I feel like the mother of a toddler–obsessed with making the house safe for my wandering child. I have a small metal and glass bookshelf that he loves to walk through. It’s now wrapped with Saran Wrap. There are boxes between the furniture and walls to keep him from getting stuck behind the sofa or end tables. Yesterday, I bought two body pillows to put next to the bed (which is on the floor, but still taller than a wiener dog’s legs) so that if he wanders off the bottom at night, he’ll fall into something soft. Apparently they don’t make bungee cords short enough to help with our specific problem.

Justin does a lot of roaming. If he were a person, I definitely want to keep him on a leash–fortunately he’s a dog and no one thinks it weird when I do. As a result of all the walking, he’s remarkably fit. I thought about strapping a pedometer on him to see just how far he goes every day, but I know him well enough not to even try to put something on his collar.

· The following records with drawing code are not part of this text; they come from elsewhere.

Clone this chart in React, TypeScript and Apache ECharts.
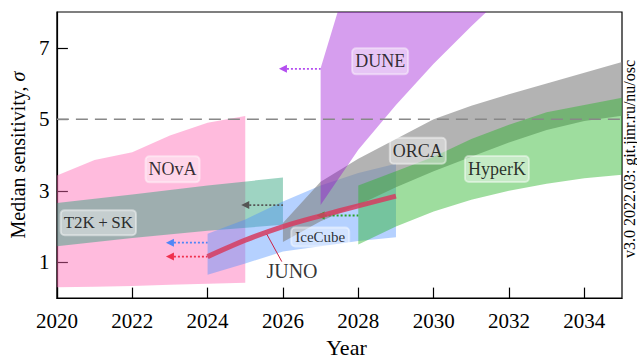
import React, { useEffect, useRef } from "react";
import * as echarts from "echarts";

const FONT = "Liberation Serif";

// Sensitivity bands: year grid, lower and upper edge (sigma)
const novaYears = [2020, 2021, 2022, 2023, 2024, 2025];
const novaLow = [0.3, 0.32, 0.34, 0.37, 0.4, 0.43];
const novaHigh = [3.43, 3.86, 4.08, 4.55, 4.9, 5.09];

const t2kYears = [2020, 2022, 2024, 2026];
const t2kLow = [1.45, 1.68, 1.88, 2.05];
const t2kHigh = [2.66, 2.9, 3.15, 3.37];

const iceYears = [2024, 2025, 2026, 2027, 2028, 2029];
const iceLow = [0.65, 0.97, 1.3, 1.45, 1.6, 1.7];
const iceHigh = [1.8, 2.2, 2.7, 3.15, 3.5, 3.76];

const orcaYears = [2026, 2027, 2028, 2029, 2030, 2031, 2032, 2033, 2034, 2035];
const orcaLow = [1.57, 2.15, 2.6, 3.1, 3.55, 3.95, 4.35, 4.7, 4.95, 5.1];
const orcaHigh = [2.1, 3.25, 3.9, 4.45, 5.0, 5.38, 5.7, 6.0, 6.3, 6.6];

const duneYears = [2027, 2028, 2029, 2030, 2031, 2032];
const duneLow = [2.6, 4.15, 5.4, 6.55, 7.6, 8.6];
const duneHigh = [6.43, 9.9, 12, 13, 14, 15];

const hyperkYears = [2028, 2029, 2030, 2031, 2032, 2033, 2034, 2035];
const hyperkLow = [1.5, 2.0, 2.42, 2.75, 3.0, 3.2, 3.35, 3.45];
const hyperkHigh = [3.15, 3.55, 3.95, 4.45, 4.85, 5.2, 5.4, 5.6];

// JUNO median sensitivity curve
const junoYears = [2024, 2025, 2026, 2027, 2028, 2029];
const junoMedian = [1.16, 1.62, 2.0, 2.3, 2.58, 2.85];

// Start markers: [from year, to year, sigma, colour]
const startMarkers: [number, number, number, string][] = [
  [2023, 2024, 1.16, "#f0304e"],
  [2023, 2024, 1.55, "#4f86f7"],
  [2025, 2026, 2.6, "#555555"],
  [2026, 2027, 6.41, "#b44ef0"],
  [2027, 2028, 2.31, "#28a428"],
];

// Experiment labels: [name, year, sigma, font size]
const experimentLabels: [string, number, number, number][] = [
  ["NOvA", 2023.07, 3.6, 18],
  ["T2K\u2009+\u2009SK", 2021.1, 2.11, 17],
  ["DUNE", 2028.58, 6.62, 18],
  ["ORCA", 2029.58, 4.12, 18],
  ["HyperK", 2031.68, 3.61, 18],
  ["IceCube", 2026.99, 1.71, 15],
];

const xTicks = [2020, 2022, 2024, 2026, 2028, 2030, 2032, 2034];
const yTicks = [1, 3, 5, 7];
const fiveSigma = 5;

function band(name: string, xs: number[], lo: number[], hi: number[], fill: string, z: number) {
  return {
    type: "custom",
    name,
    clip: true,
    silent: true,
    z,
    data: xs.map((x, i) => [x, lo[i], hi[i]]),
    encode: { x: 0, y: [1, 2] },
    renderItem: (params: any, api: any) => {
      if (params.dataIndex !== 0) return null;
      const top = xs.map((x, i) => api.coord([x, hi[i]]));
      const bottom = xs.map((x, i) => api.coord([x, lo[i]])).reverse();
      return {
        type: "polygon",
        shape: { points: top.concat(bottom) },
        style: { fill },
      };
    },
  };
}

export default function App() {
  const ref = useRef<HTMLDivElement>(null);

  useEffect(() => {
    if (!ref.current) return;
    const chart = echarts.init(ref.current, undefined, { renderer: "svg" });

    const markerSeries = startMarkers.map(([x0, x1, y, c]) => ({
      type: "line",
      silent: true,
      z: 8,
      data: [{ value: [x0, y] }, { value: [x1, y], symbol: "none" }],
      symbol: "triangle",
      symbolRotate: 90,
      symbolSize: [8, 8],
      itemStyle: { color: c },
      lineStyle: { color: c, width: 1.8, type: [2, 2] },
    }));

    chart.setOption({
      animation: false,
      grid: {
        left: 49.5,
        right: 15,
        top: 12,
        bottom: 57.3,
        show: true,
        borderColor: "#000",
        borderWidth: 1.2,
        backgroundColor: "transparent",
      },
      xAxis: {
        type: "value",
        min: 2020,
        max: 2035,
        name: "Year",
        nameLocation: "middle",
        nameGap: 37.5,
        nameTextStyle: { fontFamily: FONT, fontSize: 22, color: "#000", padding: [0, 0, 0, 14] },
        axisLine: { show: true, lineStyle: { color: "#000", width: 1.2 } },
        axisTick: { show: true, inside: true, length: 10.5, customValues: xTicks, lineStyle: { color: "#000", width: 1.2 } },
        axisLabel: {
          customValues: xTicks,
          formatter: (v: number) => String(v),
          fontFamily: FONT,
          fontSize: 21,
          color: "#000",
          margin: 12,
        },
        splitLine: { show: false },
      },
      yAxis: {
        type: "value",
        min: 0,
        max: 8,
        name: "Median sensitivity, {i|σ}",
        nameLocation: "middle",
        nameGap: 22,
        nameTextStyle: {
          fontFamily: FONT,
          fontSize: 20,
          color: "#000",
          rich: { i: { fontFamily: FONT, fontSize: 20, fontStyle: "italic", color: "#000" } },
        },
        axisLine: { show: true, lineStyle: { color: "#000", width: 1.2 } },
        axisTick: { show: true, inside: true, length: 11, customValues: yTicks, lineStyle: { color: "#000", width: 1.2 } },
        axisLabel: {
          customValues: yTicks,
          formatter: (v: number) => String(v),
          fontFamily: FONT,
          fontSize: 21,
          color: "#000",
          margin: 7.5,
        },
        splitLine: { show: false },
      },
      series: [
        band("NOvA", novaYears, novaLow, novaHigh, "rgba(255,105,180,0.45)", 1),
        band("T2K+SK", t2kYears, t2kLow, t2kHigh, "rgba(40,160,120,0.45)", 2),
        band("IceCube", iceYears, iceLow, iceHigh, "rgba(70,140,255,0.4)", 3),
        band("ORCA", orcaYears, orcaLow, orcaHigh, "rgba(128,128,128,0.6)", 4),
        band("DUNE", duneYears, duneLow, duneHigh, "rgba(148,0,211,0.38)", 5),
        band("HyperK", hyperkYears, hyperkLow, hyperkHigh, "rgba(40,180,40,0.45)", 6),
        {
          type: "line",
          silent: true,
          z: 7,
          data: [[2020, fiveSigma], [2035, fiveSigma]],
          symbol: "none",
          lineStyle: { color: "#888", width: 1.5, type: [12, 7] },
        },
        {
          type: "line",
          name: "JUNO",
          silent: true,
          z: 9,
          smooth: 0.3,
          data: junoYears.map((x, i) => [x, junoMedian[i]]),
          symbol: "none",
          lineStyle: { color: "rgba(214,60,95,0.85)", width: 5 },
        },
        {
          type: "line",
          silent: true,
          z: 9,
          data: [[2025.57, 1.79], [2025.97, 1.02]],
          symbol: "none",
          lineStyle: { color: "#cc2244", width: 1 },
        },
        ...markerSeries,
        {
          type: "scatter",
          silent: true,
          z: 10,
          symbolSize: 0,
          data: [
            ...experimentLabels.map(([name, x, y, fs]) => ({
              name,
              value: [x, y],
              label: {
                show: true,
                position: "inside",
                formatter: "{b}",
                fontFamily: FONT,
                fontSize: fs,
                lineHeight: fs,
                color: "#000",
                backgroundColor: "rgba(255,255,255,0.5)",
                borderColor: "rgba(255,255,255,0.55)",
                borderWidth: 1,
                borderRadius: 4,
                padding: fs < 16 ? [2, 4, 2, 4] : [4, 3, 4, 3],
              },
            })),
            {
              name: "JUNO",
              value: [2026.24, 0.76],
              label: {
                show: true,
                position: "inside",
                formatter: "{b}",
                fontFamily: FONT,
                fontSize: 20,
                color: "#000",
              },
            },
          ],
        },
      ],
      graphic: [
        {
          type: "text",
          x: 629,
          y: 159,
          rotation: Math.PI / 2,
          silent: true,
          style: {
            text: "v3.0 2022.03: git.jinr.ru/nu/osc",
            fontFamily: FONT,
            fontSize: 16,
            fill: "#000",
            align: "center",
            verticalAlign: "middle",
          },
        },
      ],
    });

    return () => chart.dispose();
  }, []);

  return (
    <div
      ref={ref}
      style={{ position: "absolute", left: 0, top: 0, width: 637, height: 363, background: "#fff" }}
    />
  );
}
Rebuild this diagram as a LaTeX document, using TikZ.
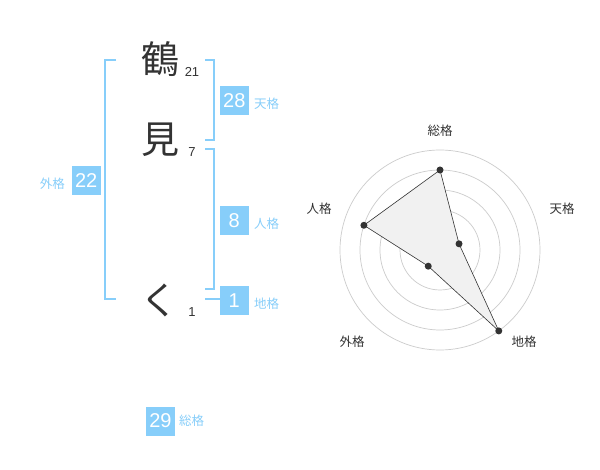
\documentclass[tikz,border=0pt]{standalone}
\usepackage{fontspec}
\setmainfont{Liberation Sans}
\newfontfamily\jpfont{Noto Sans CJK JP}
\definecolor{kakublue}{HTML}{87CEFA}
\definecolor{inkgray}{HTML}{333333}
\definecolor{ringgray}{HTML}{CCCCCC}
\definecolor{areagray}{HTML}{F1F1F1}
\tikzset{
  numbox/.style={fill=kakublue,text=white,minimum size=29pt,inner sep=0pt,font=\fontsize{20}{20}\selectfont},
  kakulabel/.style={text=kakublue,inner sep=0pt,font=\jpfont\fontsize{12.5}{12.5}\selectfont},
  namechar/.style={text=inkgray,inner sep=0pt,font=\jpfont\fontsize{38}{38}\selectfont},
  strokes/.style={text=inkgray,inner sep=0pt,font=\fontsize{13}{13}\selectfont},
  bracket/.style={draw=kakublue,line width=1.6pt},
  axislabel/.style={text=inkgray,inner sep=0pt,font=\jpfont\fontsize{12.5}{12.5}\selectfont},
  datadot/.style={circle,fill=inkgray,inner sep=0pt,minimum size=7pt}
}
\begin{document}
\begin{tikzpicture}[x=1pt,y=-1pt]
\useasboundingbox[fill=white] (0,0) rectangle (600,470);
% name and stroke counts
\node[namechar] (c1) at (160,59) {鶴};
\node[strokes] (s1) at (192,72) {21};
\node[namechar] (c2) at (160,140) {見};
\node[strokes] (s2) at (192,152) {7};
\node[namechar] (c3) at (159,300) {く};
\node[strokes] (s3) at (192,312) {1};
% brackets
\draw[bracket] (116,60) -- (105,60) -- (105,299) -- (116,299);
\draw[bracket] (205,60) -- (214,60) -- (214,140) -- (205,140);
\draw[bracket] (205,149) -- (214,149) -- (214,289) -- (205,289);
\draw[bracket] (205,299) -- (220,299);
% totals
\node[numbox] (ten) at (234.3,100.3) {28};
\node[kakulabel,anchor=west] (tenl) at (254,104) {天格};
\node[numbox] (jin) at (234.3,220.3) {8};
\node[kakulabel,anchor=west] (jinl) at (254,224) {人格};
\node[numbox] (chi) at (234.3,300.3) {1};
\node[kakulabel,anchor=west] (chil) at (254,304) {地格};
\node[numbox] (gai) at (86.2,180.3) {22};
\node[kakulabel,anchor=east] (gail) at (65,184) {外格};
\node[numbox] (sou) at (160.5,421) {29};
\node[kakulabel,anchor=west] (soul) at (179,421) {総格};
% radar chart
\begin{scope}[shift={(440,250)},y=1pt]
\foreach \r in {20,40,60,80,100}
  \draw[ringgray,line width=0.7pt] (0,0) circle (\r);
\fill[ringgray] (0,0) circle (3.5);
\coordinate (psou) at (90:80);
\coordinate (pten) at (18:20);
\coordinate (pchi) at (-54:100);
\coordinate (pgai) at (-126:20);
\coordinate (pjin) at (162:80);
\draw[fill=areagray,draw=inkgray,line width=0.6pt]
  (psou) -- (pten) -- (pchi) -- (pgai) -- (pjin) -- cycle;
\foreach \p in {psou,pten,pchi,pgai,pjin}
  \node[datadot] at (\p) {};
\node[axislabel] (lsou) at (0,119.5) {総格};
\node[axislabel] (lten) at (122,41) {天格};
\node[axislabel] (lchi) at (84,-92) {地格};
\node[axislabel] (lgai) at (-88,-92) {外格};
\node[axislabel] (ljin) at (-121,41) {人格};
\end{scope}
\end{tikzpicture}
\end{document}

Fortunately he’s still having a good enough life that I know it’s not his time to go. He loves to eat, knows where the cookies are kept, licks his sister good morning, runs home from walks, and snuggles next to me at night in bed. Sadly, I know his time is coming someday soon. In the meantime, it’s my job to rescue him from behind the elliptical machine and point him in a happier direction.

One Response to “Where Am I Going?”

  1. Sue November 2, 2014 at 2:42 am #

    Ahhhh. So sad and so joyous. I hope you can keep loving every minute if your precious pups time.